The study of the nature of contemplation is most efficacious, and Pieper’s book, “Happiness and Contemplation” is both an excellent resource on this topic and, truth be told, is easier to read than Aristotle and Aquinas. However, for our purpose of understanding his theory of festivity, it is important to note what the contemplative act yields.

Consider how we respond when a loved one enters the room. Are we not happy to see those whom we love? Using different language, is it not true that we rejoice in the presence of the beloved? The same goes for God. When we take the time to know Him, there is no other response than pure love and joy because we are encountering Him who is Goodness, Itself. Herein lies the secret to true festivity! First is the seeing, and second the rejoicing. Pieper states, “Whenever anyone succeeds in bringing before his mind’s eye the hidden ground of everything that is, he succeeds to the same degree in performing an act that is meaningful in itself and has a ‘good time’”. This statement stands in extreme opposition to modern festivals, which have little or no substance behind them.

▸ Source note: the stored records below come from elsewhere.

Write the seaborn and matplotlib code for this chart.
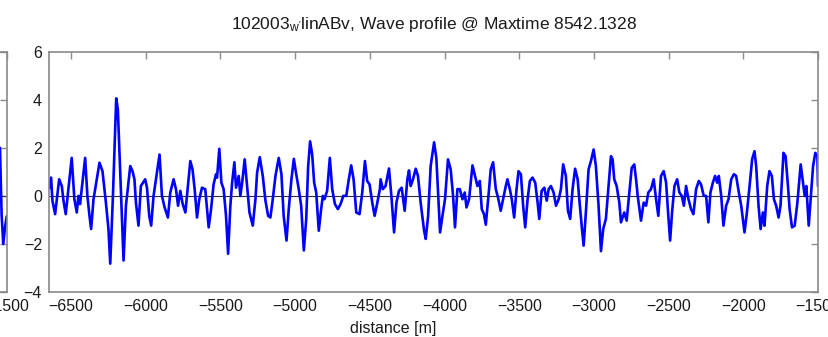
import numpy as np
import pandas as pd
import matplotlib
matplotlib.use("Agg")
import matplotlib.pyplot as plt
import seaborn as sns

# wave profile: distance [m] and elevation
distance = [
    -6648, -6634, -6625, -6607, -6580, -6562, -6551, -6536, -6518, -6496,
    -6478, -6462, -6451, -6440, -6406, -6391, -6377, -6366, -6350, -6328,
    -6310, -6290, -6267, -6250, -6238, -6220, -6198, -6187, -6165, -6149,
    -6133, -6104, -6089, -6076, -6066, -6049, -6033, -6004, -5992, -5977,
    -5964, -5948, -5937, -5908, -5892, -5874, -5852, -5836, -5814, -5798,
    -5784, -5769, -5753, -5735, -5720, -5702, -5687, -5673, -5657, -5642,
    -5624, -5602, -5579, -5563, -5546, -5530, -5523, -5508, -5494, -5479,
    -5463, -5449, -5434, -5422, -5407, -5396, -5378, -5367, -5355, -5338,
    -5322, -5306, -5284, -5266, -5255, -5237, -5217, -5199, -5181, -5166,
    -5150, -5132, -5110, -5092, -5077, -5058, -5043, -5025, -5009, -4993,
    -4976, -4960, -4942, -4926, -4913, -4900, -4886, -4873, -4859, -4842,
    -4826, -4815, -4804, -4786, -4768, -4752, -4734, -4714, -4696, -4678,
    -4658, -4641, -4625, -4609, -4591, -4569, -4551, -4533, -4518, -4502,
    -4484, -4468, -4450, -4433, -4428, -4413, -4395, -4372, -4356, -4338,
    -4322, -4305, -4287, -4267, -4249, -4238, -4227, -4211, -4193, -4178,
    -4160, -4137, -4126, -4110, -4093, -4070, -4055, -4041, -4030, -4014,
    -3997, -3977, -3959, -3943, -3930, -3914, -3898, -3880, -3865, -3853,
    -3836, -3813, -3796, -3780, -3764, -3751, -3736, -3724, -3702, -3691,
    -3675, -3657, -3642, -3624, -3608, -3590, -3579, -3563, -3550, -3534,
    -3518, -3505, -3489, -3474, -3460, -3444, -3429, -3411, -3393, -3377,
    -3366, -3350, -3332, -3316, -3303, -3288, -3270, -3254, -3236, -3221,
    -3206, -3188, -3174, -3159, -3143, -3126, -3109, -3098, -3080, -3069,
    -3054, -3036, -3020, -3002, -2987, -2969, -2953, -2938, -2920, -2904,
    -2886, -2875, -2864, -2848, -2830, -2819, -2797, -2781, -2763, -2747,
    -2730, -2718, -2707, -2685, -2667, -2651, -2636, -2618, -2600, -2584,
    -2569, -2551, -2533, -2517, -2502, -2490, -2477, -2461, -2443, -2428,
    -2412, -2398, -2383, -2367, -2350, -2334, -2316, -2298, -2283, -2265,
    -2249, -2234, -2220, -2204, -2189, -2175, -2164, -2148, -2133, -2115,
    -2099, -2081, -2063, -2048, -2030, -2014, -1992, -1976, -1958, -1941,
    -1925, -1914, -1898, -1884, -1869, -1858, -1840, -1825, -1809, -1795,
    -1780, -1764, -1751, -1731, -1717, -1701, -1690, -1674, -1656, -1638,
    -1616, -1600, -1589, -1578, -1562, -1549, -1533, -1518, -1504, -1500,
]
elevation = [
    0.30, 0.76, -0.20, -0.76, 0.69, 0.40, -0.20, -0.76, 0.28, 1.58,
    -0.14, -0.69, 0.00, -0.34, 1.58, 0.00, -0.83, -1.38, -0.14, 0.69,
    1.38, 1.03, -0.28, -1.38, -2.82, 0.00, 4.06, 3.58, 0.00, -2.69,
    -0.41, 1.24, 1.03, 0.69, -0.28, -1.24, 0.41, 0.69, 0.34, -0.83,
    -1.24, 0.00, 0.48, 1.72, 0.00, -0.48, -0.90, 0.14, 0.69, 0.28,
    -0.41, 0.21, -0.34, -0.69, 0.28, 1.45, 1.10, 0.28, -0.90, -0.14,
    0.34, 0.28, -1.31, -0.55, 0.48, 0.90, 0.76, 1.96, 0.55, 0.28,
    -0.83, -2.41, -0.41, 0.55, 1.40, 0.34, 0.83, 0.00, 0.55, 1.52,
    0.41, -0.69, -1.24, -0.14, 0.96, 1.61, 0.83, -0.20, -0.83, -0.90,
    -0.14, 0.83, 1.58, 0.90, -0.83, -1.86, -0.55, 0.69, 1.54, 0.90,
    0.28, -0.41, -2.27, -0.96, 1.24, 2.27, 1.72, 0.55, 0.14, -1.45,
    -0.55, 0.00, -0.14, 0.21, 1.58, 0.28, -0.34, -0.55, -0.34, 0.00,
    0.00, 0.69, 1.27, 0.69, -0.69, -0.76, 0.14, 1.45, 0.62, 0.48,
    -0.28, -0.83, -0.28, 0.28, 0.69, 0.28, 0.41, 1.14, 0.00, -1.52,
    -0.28, 0.21, 0.34, -0.62, 0.69, 1.06, 0.41, 0.69, 1.13, 0.83,
    -0.28, -1.45, -1.79, -0.83, 1.24, 2.23, 1.58, -0.14, -1.52, -0.83,
    -0.14, 1.52, 1.10, 0.00, -1.31, 0.28, 0.28, -0.14, 0.14, -0.48,
    -0.14, 1.27, 0.83, 0.41, 0.62, -0.55, -0.76, -1.20, 0.28, 1.10,
    1.40, 0.28, -0.07, -0.62, -0.14, 0.41, 0.69, 0.28, -0.14, -0.90,
    0.28, 1.03, 0.90, -0.41, -1.31, -0.14, 0.62, 0.76, 0.55, -0.28,
    -0.96, 0.21, 0.34, -0.20, 0.28, 0.41, 0.14, -0.41, -0.14, 0.28,
    1.31, 0.83, -0.62, -0.96, 0.28, 1.13, 0.69, -0.14, -1.38, -2.07,
    -0.69, 1.10, 1.45, 1.93, 1.24, -0.41, -2.30, -1.38, -0.96, 0.28,
    1.65, 1.52, 0.69, 0.41, -0.28, -1.10, -0.69, -1.03, 0.14, 1.17,
    1.31, 0.69, 0.00, -1.03, -0.28, -0.41, 0.14, 0.28, 0.69, -0.14,
    -0.83, 0.83, 1.03, 0.55, -0.83, -1.86, -0.69, 0.41, 0.69, 0.14,
    0.00, -0.41, 0.41, -0.14, -0.55, -0.76, 0.28, 0.62, 0.48, 0.00,
    0.00, -1.10, 0.14, 0.55, 0.83, 0.55, 0.83, 0.00, -1.24, -0.41,
    -0.14, 0.69, 0.90, 0.83, 0.14, -0.41, -1.52, -0.69, 0.41, 1.52,
    1.86, 1.24, -0.41, -1.38, -0.69, -1.24, 0.41, 1.03, 0.83, -0.14,
    -0.41, -0.90, -0.41, 1.79, 1.65, 0.41, -0.55, -1.31, -1.24, -0.28,
    1.31, 0.55, 0.00, 0.41, -1.24, -0.14, 1.24, 1.79, 1.65, 0.41,
]

# tail of the neighbouring panel that shows at the left edge
prev_distance = [-1547, -1536, -1525, -1513, -1502]
prev_elevation = [2.0, -0.8, -2.0, -1.3, -0.85]

x_ticks = list(range(-6500, -1499, 500))
y_ticks = [-4, -2, 0, 2, 4, 6]
title = "102003$_{\\mathrm{w'}}$linABv, Wave profile @ Maxtime 8542.1328"

sns.set_style("white")
plt.rcParams["font.family"] = ["Liberation Sans", "DejaVu Sans"]
plt.rcParams["mathtext.fontset"] = "custom"
plt.rcParams["mathtext.rm"] = "Liberation Sans"
plt.rcParams["mathtext.it"] = "Liberation Sans:italic"

df = pd.DataFrame({"distance": distance, "elevation": elevation})
prev = pd.DataFrame({"distance": prev_distance, "elevation": prev_elevation})

fig = plt.figure(figsize=(8.29, 3.37), dpi=100)
W, H = 829, 337
ax = fig.add_axes([49 / W, 45 / H, 769 / W, 240.3 / H])
ax_prev = fig.add_axes([(7 - 769) / W, 45 / H, 769 / W, 240.3 / H])

spine_col = "#8a8a8a"
for a, d in [(ax, df), (ax_prev, prev)]:
    a.axhline(0, color="#303030", lw=0.8, zorder=1)
    sns.lineplot(data=d, x="distance", y="elevation", ax=a, color="#0000ff",
                 lw=1.9, estimator=None, sort=False, zorder=2)
    a.set_xlim(-6648, -1500)
    a.set_ylim(-4, 6)
    a.set_xticks(x_ticks)
    a.set_yticks(y_ticks)
    a.set_xlabel("")
    a.set_ylabel("")
    a.tick_params(direction="in", top=True, right=True, length=5, width=1,
                  color=spine_col, labelsize=11.5, labelcolor="#1a1a1a", pad=5)
    for s in a.spines.values():
        s.set_color(spine_col)
        s.set_linewidth(1.2)

ax.set_title(title, fontsize=12.5, color="#1a1a1a", pad=16)
ax.set_xlabel("distance [m]", fontsize=11.5, color="#1a1a1a")
ax.xaxis.set_label_coords(0.447, -0.12)

fig.savefig("out.png", dpi=100)
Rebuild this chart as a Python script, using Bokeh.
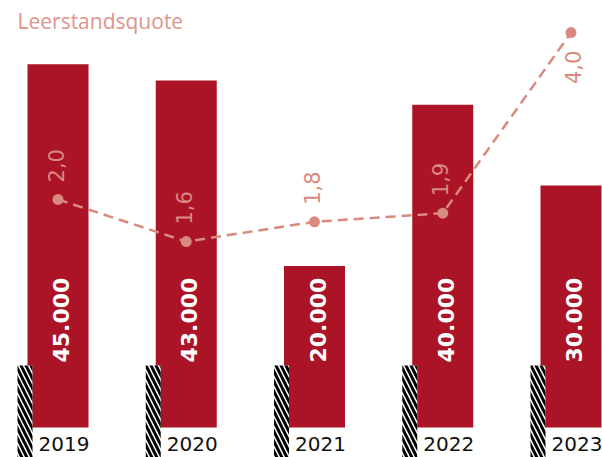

Consider the common phrase, “We don’t need a reason to party!” Pieper posits that this sentiment – “Plant a flower-decked pole in the middle of an open place, call the people together – and you have a fete!” – is utterly lacking. Sometimes, even well-meaning Christian festivals are reduced to a mere absence of work and gathering of a few people in order to “remember”. Per Pieper, much more is required of us: “To celebrate a festival means: to live out, for some special occasion and in an uncommon manner, the universal assent to the world as a whole”. Note that the “world as a whole” is an idea that exists in the present. For Christians specifically, it is an awesome gift that the basis for all that exists is not a memory from the distant past (“the world as it was”), but rather a reality that is ongoing and present to us now. We feast because we know God exists now, and because He, as our Creator, is working out our salvation in the present moment. With this understanding of feasts, it is easy to see how the Eucharist, in which Christ is made present to us, is the most festive of all feasts. At Mass, our salvation unfolds before our very eyes!


Reconsider the call to “remember the reason for the Season”. If the reason truly is more than a vacation day or a remembrance, imagine how different our festivals would and should appear. For certain, the tone and mood of our Christmas parties would be transformed if they were an outpouring of joy from a current encounter with the whole of reality, made possible through a contemplative effort. So, as the holidays approach and the shopping increases, challenge yourself to spend more time in the presence of God: at home in prayer, in Eucharistic Adoration, in silence, and at most importantly, at Mass. The festive result might surprise you!